▶ **REQUIRED WORK**
Retype the data that follows line by line, exactly, and leave its pictures out.

Charts and diagrams as code:
-- Start --

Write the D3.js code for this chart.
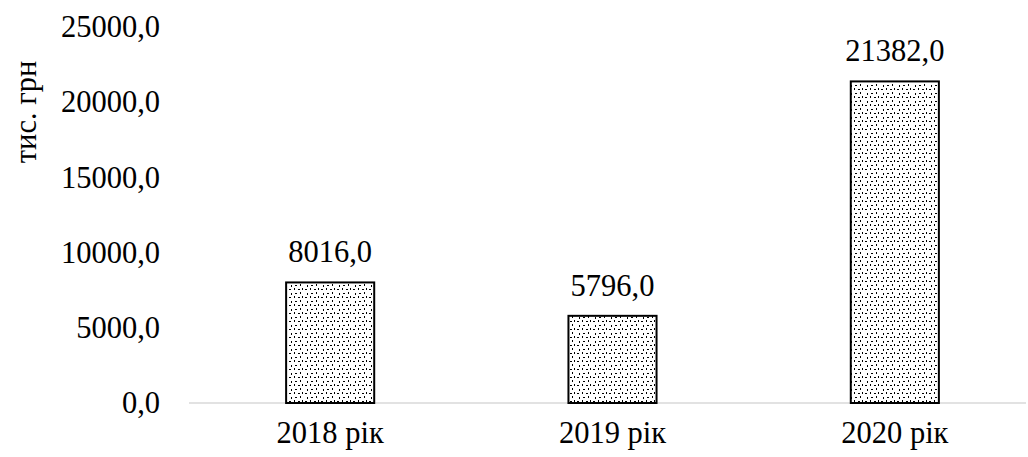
<!DOCTYPE html>
<html>
<head>
<meta charset="utf-8">
<script src="https://cdn.jsdelivr.net/npm/d3@7"></script>
<style>
  body { margin: 0; background: #fff; }
  text { font-family: "Liberation Serif", "Times New Roman", serif; fill: #000; }
</style>
</head>
<body>
<div id="chart"></div>
<script>
const categories = ["2018 рік", "2019 рік", "2020 рік"];
const values = [8016.0, 5796.0, 21382.0];
const yTicks = [0, 5000, 10000, 15000, 20000, 25000];
const yTitle = "тис. грн";

const width = 1028, height = 457;
const margin = { top: 27, right: -8, bottom: 54, left: 189 };
const fontSize = 30.5;
const fmt = v => v.toFixed(1).replace(".", ",");

const svg = d3.select("#chart").append("svg")
    .attr("width", width)
    .attr("height", height);

// dotted fill like the office pattern
const pat = svg.append("defs").append("pattern")
    .attr("id", "dots")
    .attr("patternUnits", "userSpaceOnUse")
    .attr("width", 16).attr("height", 8);
pat.append("rect").attr("width", 16).attr("height", 8).attr("fill", "#fff");
[[1, 1, 2, 1], [6, 0, 1, 2], [10, 1, 2, 1], [14, 0, 1, 2],
 [3, 5, 1, 2], [7, 5, 2, 1], [12, 4, 1, 2]].forEach(([x, y, w, h]) =>
    pat.append("rect").attr("x", x).attr("y", y).attr("width", w).attr("height", h).attr("fill", "#000"));

const x = d3.scaleBand()
    .domain(categories)
    .range([margin.left, width - margin.right])
    .paddingInner(0.688)
    .paddingOuter(0.344);

const y = d3.scaleLinear()
    .domain([0, 25000])
    .range([height - margin.bottom, margin.top]);

// baseline
svg.append("line")
    .attr("x1", margin.left).attr("x2", width - 2)
    .attr("y1", y(0)).attr("y2", y(0))
    .attr("stroke", "#d9d9d9").attr("stroke-width", 1.5);

// y tick labels
const yAxis = svg.append("g")
    .attr("transform", `translate(${margin.left - 29}, 0)`)
    .call(d3.axisLeft(y).tickValues(yTicks).tickFormat(fmt).tickSize(0).tickPadding(0));
yAxis.select(".domain").remove();
yAxis.selectAll("text")
    .attr("font-size", fontSize);

// x tick labels
const xAxis = svg.append("g")
    .attr("transform", `translate(0, ${y(0)})`)
    .call(d3.axisBottom(x).tickSize(0).tickPadding(18));
xAxis.select(".domain").remove();
xAxis.selectAll("text")
    .attr("font-size", fontSize);

// bars
svg.append("g").selectAll("rect")
    .data(values)
    .join("rect")
    .attr("x", (d, i) => x(categories[i]))
    .attr("y", d => y(d))
    .attr("width", x.bandwidth())
    .attr("height", d => y(0) - y(d))
    .attr("fill", "url(#dots)")
    .attr("stroke", "#000")
    .attr("stroke-width", 2);

// value labels
svg.append("g").selectAll("text")
    .data(values)
    .join("text")
    .attr("x", (d, i) => x(categories[i]) + x.bandwidth() / 2)
    .attr("y", d => y(d) - 20)
    .attr("text-anchor", "middle")
    .attr("font-size", fontSize)
    .text(fmt);

// y axis title
svg.append("text")
    .attr("transform", "translate(36, 112) rotate(-90)")
    .attr("text-anchor", "middle")
    .attr("font-size", fontSize)
    .text(yTitle);
</script>
</body>
</html>
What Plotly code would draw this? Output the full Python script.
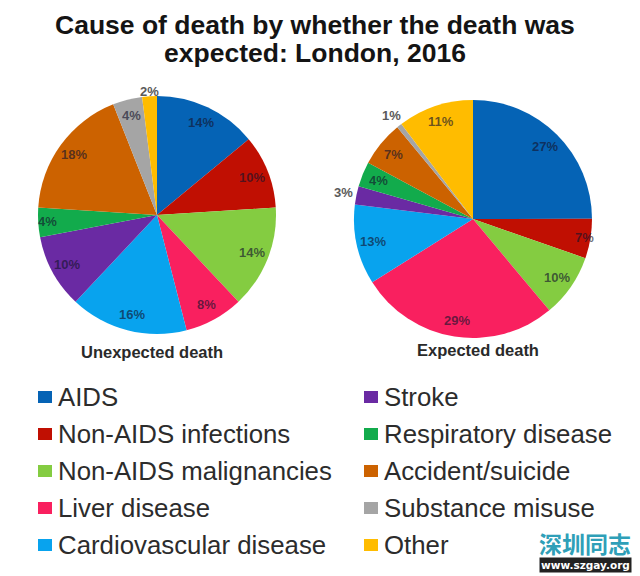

-- End --

▶ **SOLVED EXERCISE**
Write the D3.js code for this chart.
<!DOCTYPE html>
<html>
<head>
<meta charset="utf-8">
<script src="https://cdn.jsdelivr.net/npm/d3@7"></script>
<style>
  body { margin: 0; background: #fff; }
  text { font-family: "Liberation Serif", "Times New Roman", serif; fill: #000; }
</style>
</head>
<body>
<div id="chart"></div>
<script>
const categories = ["2018 рік", "2019 рік", "2020 рік"];
const values = [8016.0, 5796.0, 21382.0];
const yTicks = [0, 5000, 10000, 15000, 20000, 25000];
const yTitle = "тис. грн";

const width = 1028, height = 457;
const margin = { top: 27, right: -8, bottom: 54, left: 189 };
const fontSize = 30.5;
const fmt = v => v.toFixed(1).replace(".", ",");

const svg = d3.select("#chart").append("svg")
    .attr("width", width)
    .attr("height", height);

// dotted fill like the office pattern
const pat = svg.append("defs").append("pattern")
    .attr("id", "dots")
    .attr("patternUnits", "userSpaceOnUse")
    .attr("width", 16).attr("height", 8);
pat.append("rect").attr("width", 16).attr("height", 8).attr("fill", "#fff");
[[1, 1, 2, 1], [6, 0, 1, 2], [10, 1, 2, 1], [14, 0, 1, 2],
 [3, 5, 1, 2], [7, 5, 2, 1], [12, 4, 1, 2]].forEach(([x, y, w, h]) =>
    pat.append("rect").attr("x", x).attr("y", y).attr("width", w).attr("height", h).attr("fill", "#000"));

const x = d3.scaleBand()
    .domain(categories)
    .range([margin.left, width - margin.right])
    .paddingInner(0.688)
    .paddingOuter(0.344);

const y = d3.scaleLinear()
    .domain([0, 25000])
    .range([height - margin.bottom, margin.top]);

// baseline
svg.append("line")
    .attr("x1", margin.left).attr("x2", width - 2)
    .attr("y1", y(0)).attr("y2", y(0))
    .attr("stroke", "#d9d9d9").attr("stroke-width", 1.5);

// y tick labels
const yAxis = svg.append("g")
    .attr("transform", `translate(${margin.left - 29}, 0)`)
    .call(d3.axisLeft(y).tickValues(yTicks).tickFormat(fmt).tickSize(0).tickPadding(0));
yAxis.select(".domain").remove();
yAxis.selectAll("text")
    .attr("font-size", fontSize);

// x tick labels
const xAxis = svg.append("g")
    .attr("transform", `translate(0, ${y(0)})`)
    .call(d3.axisBottom(x).tickSize(0).tickPadding(18));
xAxis.select(".domain").remove();
xAxis.selectAll("text")
    .attr("font-size", fontSize);

// bars
svg.append("g").selectAll("rect")
    .data(values)
    .join("rect")
    .attr("x", (d, i) => x(categories[i]))
    .attr("y", d => y(d))
    .attr("width", x.bandwidth())
    .attr("height", d => y(0) - y(d))
    .attr("fill", "url(#dots)")
    .attr("stroke", "#000")
    .attr("stroke-width", 2);

// value labels
svg.append("g").selectAll("text")
    .data(values)
    .join("text")
    .attr("x", (d, i) => x(categories[i]) + x.bandwidth() / 2)
    .attr("y", d => y(d) - 20)
    .attr("text-anchor", "middle")
    .attr("font-size", fontSize)
    .text(fmt);

// y axis title
svg.append("text")
    .attr("transform", "translate(36, 112) rotate(-90)")
    .attr("text-anchor", "middle")
    .attr("font-size", fontSize)
    .text(yTitle);
</script>
</body>
</html>
What Plotly code would draw this? Output the full Python script.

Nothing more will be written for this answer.